Originally Posted by
Mike Buckley
It has to do with understanding the so-called exposure triangle: aperture setting, shutter speed and ISO value. When changing one or more of those three exposure settings, the others change in proportion when maintaining the same exposure.
You probably know that exposing the sensor to twice as much or half as much light is the difference of one more or one less stop of exposure, respectively. It's easy to remember that changing only the ISO to a value that is twice or half as high increases or reduces the exposure by one stop, respectively, by affecting the sensor's sensitivity to light. Similarly, changing only the shutter speed to a duration of time that is twice or half as fast reduces or increases the exposure by one stop, respectively, by affecting the amount of time the sensor is exposed to light. The mathematical relationship between aperture settings, which affect the amount of light exposed to the sensor, is far more complicated and I have never pretended to understand the underlying math behind the relationships. Even so, it's easy to memorize that the following settings are sequentially 1 stop apart: f/1.4 -- f/2 -- f/2.8 -- f/4 -- f/5.6 -- f/8 -- f/11 -- f/16 -- f/22. (Those of us who grew up on film cameras constantly saw those settings that we made directly on the lens. That made it easy to learn those relationships, unlike the experience of digital photographers who see every imaginable aperture setting displayed in the LCD.)

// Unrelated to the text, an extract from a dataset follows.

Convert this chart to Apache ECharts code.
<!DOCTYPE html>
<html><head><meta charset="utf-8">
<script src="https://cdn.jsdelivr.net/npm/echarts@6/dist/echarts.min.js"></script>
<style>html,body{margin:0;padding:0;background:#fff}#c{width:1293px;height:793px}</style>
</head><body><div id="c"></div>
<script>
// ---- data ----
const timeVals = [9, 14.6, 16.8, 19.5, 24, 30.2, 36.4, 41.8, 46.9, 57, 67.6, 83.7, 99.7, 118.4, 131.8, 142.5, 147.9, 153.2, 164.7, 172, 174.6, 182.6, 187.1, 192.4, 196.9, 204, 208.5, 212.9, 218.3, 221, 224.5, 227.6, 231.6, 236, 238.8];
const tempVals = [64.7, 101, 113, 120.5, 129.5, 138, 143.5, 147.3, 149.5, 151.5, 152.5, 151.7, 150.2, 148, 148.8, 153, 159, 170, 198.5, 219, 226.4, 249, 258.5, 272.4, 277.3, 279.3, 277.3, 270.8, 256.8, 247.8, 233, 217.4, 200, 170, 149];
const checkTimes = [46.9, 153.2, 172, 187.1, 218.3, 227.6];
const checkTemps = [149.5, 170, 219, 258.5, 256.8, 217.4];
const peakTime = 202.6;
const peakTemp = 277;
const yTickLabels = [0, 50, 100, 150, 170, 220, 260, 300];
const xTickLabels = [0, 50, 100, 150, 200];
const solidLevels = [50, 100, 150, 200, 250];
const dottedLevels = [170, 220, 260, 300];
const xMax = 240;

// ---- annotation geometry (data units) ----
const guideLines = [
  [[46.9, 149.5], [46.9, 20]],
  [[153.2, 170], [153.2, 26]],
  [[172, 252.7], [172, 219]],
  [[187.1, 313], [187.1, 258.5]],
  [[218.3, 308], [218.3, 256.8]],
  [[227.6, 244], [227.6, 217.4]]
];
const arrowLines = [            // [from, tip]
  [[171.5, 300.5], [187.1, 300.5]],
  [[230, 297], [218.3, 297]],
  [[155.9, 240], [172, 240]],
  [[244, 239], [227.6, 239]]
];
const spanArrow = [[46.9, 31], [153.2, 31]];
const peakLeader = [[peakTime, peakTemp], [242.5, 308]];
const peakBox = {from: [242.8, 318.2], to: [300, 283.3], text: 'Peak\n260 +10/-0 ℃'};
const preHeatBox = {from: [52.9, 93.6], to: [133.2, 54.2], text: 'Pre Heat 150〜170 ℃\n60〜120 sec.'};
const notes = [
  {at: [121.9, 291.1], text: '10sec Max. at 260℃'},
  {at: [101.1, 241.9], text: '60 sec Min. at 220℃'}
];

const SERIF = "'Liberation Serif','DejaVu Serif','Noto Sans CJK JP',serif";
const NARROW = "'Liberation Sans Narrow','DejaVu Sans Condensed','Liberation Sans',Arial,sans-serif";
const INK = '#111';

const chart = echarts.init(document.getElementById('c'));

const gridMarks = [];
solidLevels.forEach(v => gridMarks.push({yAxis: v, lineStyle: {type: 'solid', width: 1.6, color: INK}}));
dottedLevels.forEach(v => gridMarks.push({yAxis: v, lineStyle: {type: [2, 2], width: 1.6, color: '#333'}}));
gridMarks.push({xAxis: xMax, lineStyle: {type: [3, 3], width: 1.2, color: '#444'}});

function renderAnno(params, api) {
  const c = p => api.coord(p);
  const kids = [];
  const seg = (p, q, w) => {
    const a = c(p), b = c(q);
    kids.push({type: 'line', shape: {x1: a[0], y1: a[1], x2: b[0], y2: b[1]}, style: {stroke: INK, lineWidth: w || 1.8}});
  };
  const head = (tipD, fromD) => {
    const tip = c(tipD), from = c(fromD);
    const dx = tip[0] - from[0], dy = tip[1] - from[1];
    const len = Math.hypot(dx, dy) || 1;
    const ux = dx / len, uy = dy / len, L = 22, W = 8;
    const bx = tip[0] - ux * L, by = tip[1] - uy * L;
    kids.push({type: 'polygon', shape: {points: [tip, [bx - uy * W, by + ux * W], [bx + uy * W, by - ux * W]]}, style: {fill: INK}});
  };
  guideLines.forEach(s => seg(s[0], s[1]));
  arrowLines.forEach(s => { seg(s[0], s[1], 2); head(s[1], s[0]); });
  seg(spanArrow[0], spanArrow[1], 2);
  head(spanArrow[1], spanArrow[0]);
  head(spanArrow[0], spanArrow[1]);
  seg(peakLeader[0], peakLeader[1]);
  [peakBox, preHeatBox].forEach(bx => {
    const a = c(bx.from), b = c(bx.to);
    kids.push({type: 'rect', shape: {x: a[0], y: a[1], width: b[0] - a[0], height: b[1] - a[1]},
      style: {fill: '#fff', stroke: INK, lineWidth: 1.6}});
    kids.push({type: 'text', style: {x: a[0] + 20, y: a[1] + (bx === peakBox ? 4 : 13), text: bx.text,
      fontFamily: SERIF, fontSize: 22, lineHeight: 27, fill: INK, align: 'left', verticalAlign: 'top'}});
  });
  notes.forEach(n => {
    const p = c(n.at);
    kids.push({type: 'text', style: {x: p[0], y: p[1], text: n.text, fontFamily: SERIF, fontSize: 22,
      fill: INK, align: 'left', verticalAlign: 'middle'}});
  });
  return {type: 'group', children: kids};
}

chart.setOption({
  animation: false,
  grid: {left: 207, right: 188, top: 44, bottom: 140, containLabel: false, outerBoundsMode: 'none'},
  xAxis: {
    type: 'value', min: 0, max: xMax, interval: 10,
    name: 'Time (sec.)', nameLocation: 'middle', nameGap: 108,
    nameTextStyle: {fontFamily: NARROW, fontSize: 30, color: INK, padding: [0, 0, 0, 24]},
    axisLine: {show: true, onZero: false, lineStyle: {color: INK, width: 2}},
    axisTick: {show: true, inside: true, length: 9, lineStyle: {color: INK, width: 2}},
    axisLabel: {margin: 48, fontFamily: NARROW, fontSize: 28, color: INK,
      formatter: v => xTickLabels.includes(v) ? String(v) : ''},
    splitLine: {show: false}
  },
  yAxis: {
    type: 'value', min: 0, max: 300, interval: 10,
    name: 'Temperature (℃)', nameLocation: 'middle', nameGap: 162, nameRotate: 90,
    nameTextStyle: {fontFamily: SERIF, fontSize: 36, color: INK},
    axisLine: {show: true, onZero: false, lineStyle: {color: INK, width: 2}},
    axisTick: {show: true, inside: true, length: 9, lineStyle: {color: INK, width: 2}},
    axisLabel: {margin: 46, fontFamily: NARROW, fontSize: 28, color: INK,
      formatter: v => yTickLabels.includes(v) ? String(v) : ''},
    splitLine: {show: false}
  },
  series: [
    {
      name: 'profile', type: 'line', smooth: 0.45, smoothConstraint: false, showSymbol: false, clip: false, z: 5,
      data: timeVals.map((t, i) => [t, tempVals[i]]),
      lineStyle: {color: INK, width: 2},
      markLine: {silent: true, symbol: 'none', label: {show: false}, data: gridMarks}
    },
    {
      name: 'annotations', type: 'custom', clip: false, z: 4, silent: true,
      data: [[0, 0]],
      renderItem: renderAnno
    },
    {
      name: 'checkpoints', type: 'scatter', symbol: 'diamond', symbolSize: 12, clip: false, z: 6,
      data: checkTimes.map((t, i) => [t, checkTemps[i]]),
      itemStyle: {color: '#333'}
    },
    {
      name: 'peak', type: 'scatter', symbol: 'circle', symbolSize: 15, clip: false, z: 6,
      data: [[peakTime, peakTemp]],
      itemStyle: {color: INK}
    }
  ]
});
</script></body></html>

If you leave one setting unchanged and change one setting, you must change the third setting by the same degree in the opposite direction to maintain the same exposure. As an example, if you don't change the shutter speed and if you change the aperture by one full stop, the ISO value must also change by one full stop in the opposite direction to maintain the same exposure.
Most important: study up on the relationships in the triangle of exposure, which I'm sure is explained very well in one of the CiC tutorials. Understanding and using those relationships is fundamental to everything about controlling exposure beyond the realm of automated point-and-shoot photography.